A jiving, headbanging, grooving sulphur-crested cockatoo has become the new superstar of science.
Snowball may never have had a dance lesson in his life but he wowed researchers with 14 different moves as he bopped along to 80s classics.
The cockatoo was filmed swinging from side to side, lunging and lifting his foot as he moved to Another One Bites The Dust and Girls Just Want To Have Fun.
Scientists from the United States believe his ‘remarkably diverse spontaneous movements’ show that dancing is not limited to humans but a response to music when certain conditions are present in the brain.
Parrots are vocal learners whose brains contain strong auditory-motor connections.
Writing in Current Biology magazine, the authors said the key question was how Snowball acquired his dance skills, with parrots able to imitate movements. They suggest: ‘Another possibility is that some moves may reflect creativity. This would also be remarkable, as creativity in non-human animals has typically been documented in behaviours aimed at obtaining an immediate physical benefit, such as access to food or mating opportunities.

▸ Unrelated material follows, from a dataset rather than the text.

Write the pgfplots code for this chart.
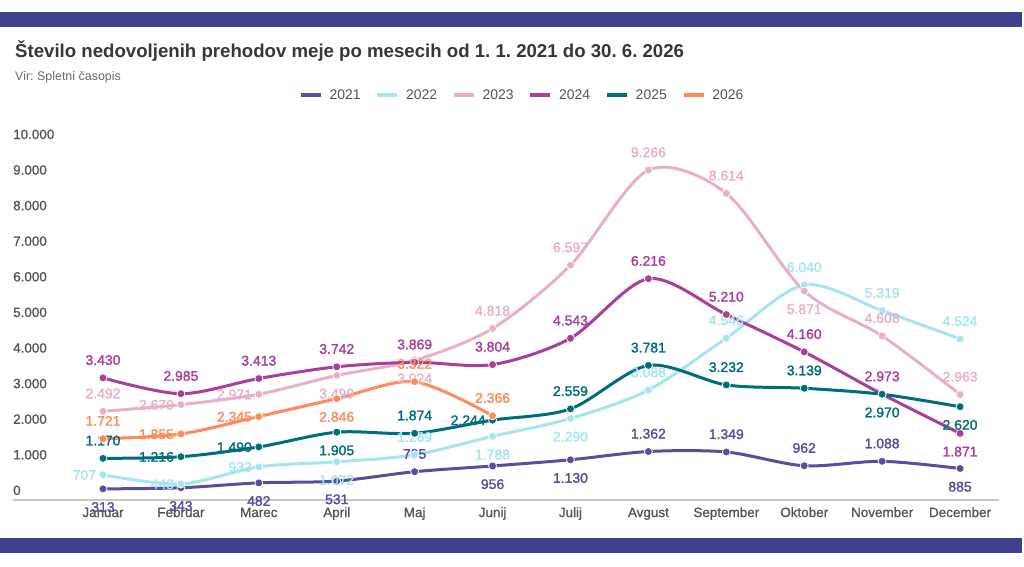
\documentclass[border=0pt]{standalone}
\usepackage{pgfplots}
\pgfplotsset{compat=1.18}
\usepackage{pgfplotstable}
\usepackage{fontspec}
\setmainfont{Liberation Sans}
\newfontfamily\medfont{Liberation Sans}[FakeBold=1]
\newfontfamily\lblfam{Liberation Sans}[FakeBold=1.6]
\frenchspacing

\definecolor{c2021}{RGB}{88,78,158}
\definecolor{c2022}{RGB}{166,229,240}
\definecolor{c2023}{RGB}{232,176,200}
\definecolor{c2024}{RGB}{170,62,155}
\definecolor{c2025}{RGB}{0,110,122}
\definecolor{c2026}{RGB}{255,138,92}
\definecolor{barcol}{RGB}{64,62,142}
\definecolor{axiscol}{RGB}{200,200,200}
\definecolor{tickcol}{RGB}{85,85,85}
\definecolor{titlecol}{RGB}{55,55,55}
\definecolor{subcol}{RGB}{105,105,105}

% label placement: A = above, B = below, L = left of the point
\protected\def\A#1{\makebox[0pt][c]{\smash{\raisebox{13bp}{#1}}}}
\protected\def\B#1{\makebox[0pt][c]{\smash{\raisebox{-23bp}{#1}}}}
\protected\def\L#1{\makebox[0pt][r]{\smash{\raisebox{-5bp}{#1}}\hspace{7bp}}}

\pgfplotstableread{
x y l
0 313 \B{313}
1 343 \B{343}
2 482 \B{482}
3 531 \B{531}
4 795 \A{795}
5 956 \B{956}
6 1130 \B{1.130}
7 1362 \A{1.362}
8 1349 \A{1.349}
9 962 \A{962}
10 1088 \A{1.088}
11 885 \B{885}
}\tA
\pgfplotstableread{
x y l
0 707 \L{707}
1 448 \L{448}
2 933 \L{933}
3 1072 \B{1.072}
4 1269 \A{1.269}
5 1788 \B{1.788}
6 2290 \B{2.290}
7 3088 \A{3.088}
8 4546 \A{4.546}
9 6040 \A{6.040}
10 5319 \A{5.319}
11 4524 \A{4.524}
}\tB
\pgfplotstableread{
x y l
0 2492 \A{2.492}
1 2679 \L{2.679}
2 2971 \L{2.971}
3 3499 \B{3.499}
4 3924 \B{3.924}
5 4818 \A{4.818}
6 6597 \A{6.597}
7 9266 \A{9.266}
8 8614 \A{8.614}
9 5871 \B{5.871}
10 4608 \A{4.608}
11 2963 \A{2.963}
}\tC
\pgfplotstableread{
x y l
0 3430 \A{3.430}
1 2985 \A{2.985}
2 3413 \A{3.413}
3 3742 \A{3.742}
4 3869 \A{3.869}
5 3804 \A{3.804}
6 4543 \A{4.543}
7 6216 \A{6.216}
8 5210 \A{5.210}
9 4160 \A{4.160}
10 2973 \A{2.973}
11 1871 \B{1.871}
}\tD
\pgfplotstableread{
x y l
0 1170 \A{1.170}
1 1216 \L{1.216}
2 1490 \L{1.490}
3 1905 \B{1.905}
4 1874 \A{1.874}
5 2244 \L{2.244}
6 2559 \A{2.559}
7 3781 \A{3.781}
8 3232 \A{3.232}
9 3139 \A{3.139}
10 2970 \B{2.970}
11 2620 \B{2.620}
}\tE
\pgfplotstableread{
x y l
0 1721 \A{1.721}
1 1855 \L{1.855}
2 2345 \L{2.345}
3 2846 \B{2.846}
4 3322 \A{3.322}
5 2366 \A{2.366}
}\tF

\pgfplotsset{
  ser/.style={color=#1, line width=3bp, smooth, mark=*, mark size=4bp,
    mark options={fill=#1, draw=white, line width=0.7bp},
    nodes near coords, point meta=explicit symbolic,
    nodes near coords style={anchor=center, inner sep=0pt, outer sep=0pt,
      font=\lblfam\fontsize{14}{14}\selectfont, text=#1}},
}

\begin{document}
\begin{tikzpicture}
\useasboundingbox[fill=white] (0,0) rectangle (1024bp,-567bp);
\fill[barcol] (0,-12bp) rectangle (1022bp,-27bp);
\fill[barcol] (0,-538bp) rectangle (1022bp,-553bp);
\node[anchor=base west, inner sep=0pt, text=titlecol, font=\fontsize{18.7}{18.7}\selectfont\bfseries] at (15bp,-57bp) {Število nedovoljenih prehodov meje po mesecih od 1. 1. 2021 do 30. 6. 2026};
\node[anchor=base west, inner sep=0pt, text=subcol, font=\fontsize{12.5}{12.5}\selectfont] at (15bp,-80bp) {Vir: Spletni časopis};
\begin{axis}[
  at={(13bp,-500bp)}, anchor=south west,
  scale only axis, width=986bp, height=356bp,
  xmin=-1.155, xmax=11.5, ymin=0, ymax=10000,
  clip=false, scaled y ticks=false,
  axis x line*=bottom, axis y line*=left,
  y axis line style={draw=none},
  x axis line style={draw=axiscol, line width=1.5bp, -},
  major tick length=0pt, tick style={draw=none},
  ytick={0,1000,...,10000},
  yticklabels={0,1.000,2.000,3.000,4.000,5.000,6.000,7.000,8.000,9.000,10.000},
  yticklabel style={anchor=base west, inner sep=0pt, yshift=5bp, text=tickcol, font=\medfont\fontsize{13.5}{13.5}\selectfont},
  xtick={0,...,11},
  xticklabels={Januar,Februar,Marec,April,Maj,Junij,Julij,Avgust,September,Oktober,November,December},
  xticklabel style={anchor=base, inner sep=0pt, yshift=-17bp, text=tickcol, font=\medfont\fontsize{13.5}{13.5}\selectfont},
  legend image code/.code={\draw[#1] (0bp,0bp) -- (20bp,0bp);},
  legend style={draw=none, fill=none, at={(axis description cs:0.29,1.1376)}, anchor=west,
    legend columns=6, font=\fontsize{14}{14}\selectfont, text=tickcol, inner sep=0pt,
    nodes={inner sep=0pt}, cells={anchor=west},
    column sep=7bp, /tikz/every even column/.append style={column sep=15bp}},
]
\addlegendimage{draw=c2021, line width=3.5bp}\addlegendentry{2021}
\addlegendimage{draw=c2022, line width=3.5bp}\addlegendentry{2022}
\addlegendimage{draw=c2023, line width=3.5bp}\addlegendentry{2023}
\addlegendimage{draw=c2024, line width=3.5bp}\addlegendentry{2024}
\addlegendimage{draw=c2025, line width=3.5bp}\addlegendentry{2025}
\addlegendimage{draw=c2026, line width=3.5bp}\addlegendentry{2026}
\addplot[ser=c2021, forget plot] table[x=x, y=y, meta=l] {\tA};
\addplot[ser=c2022, forget plot] table[x=x, y=y, meta=l] {\tB};
\addplot[ser=c2023, forget plot] table[x=x, y=y, meta=l] {\tC};
\addplot[ser=c2024, forget plot] table[x=x, y=y, meta=l] {\tD};
\addplot[ser=c2025, forget plot] table[x=x, y=y, meta=l] {\tE};
\addplot[ser=c2026, forget plot] table[x=x, y=y, meta=l] {\tF};
\end{axis}
\end{tikzpicture}
\end{document}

‘Snowball does not dance for food or in order to mate; instead, his dancing appears to be a social behaviour used to interact with human caregivers (his surrogate flock).’
The videos were filmed in 2008, when Snowball was 12, and he became a YouTube sensation, with clips of him grooving viewed millions of times. An initial study published shortly afterwards showed he could keep to a beat, but later his owner and study author, Irena Schulz, noticed him displaying a greater range of movements.
Researchers revisited the footage after a 2016 study on the evolution of dance inspired them to think about its wider significance.
During the 23 minutes of music, Snowball’s owner was present and offered encouragement in the form of an occasional ‘Good Boy’, but did not dance.
He danced in three to four-second snippets, moving differently each time he heard a particular tune, a sign of flexibility. Analysis of his moves revealed them to be clearly intentional but not an ‘efficient means of achieving any plausible external goal’.
The researchers suggest that spontaneous dance movements arise when five traits, which parrots share with humans, are present. These include attentiveness to communicative movements, the ability to imitate them and a tendency to form long-term social bonds.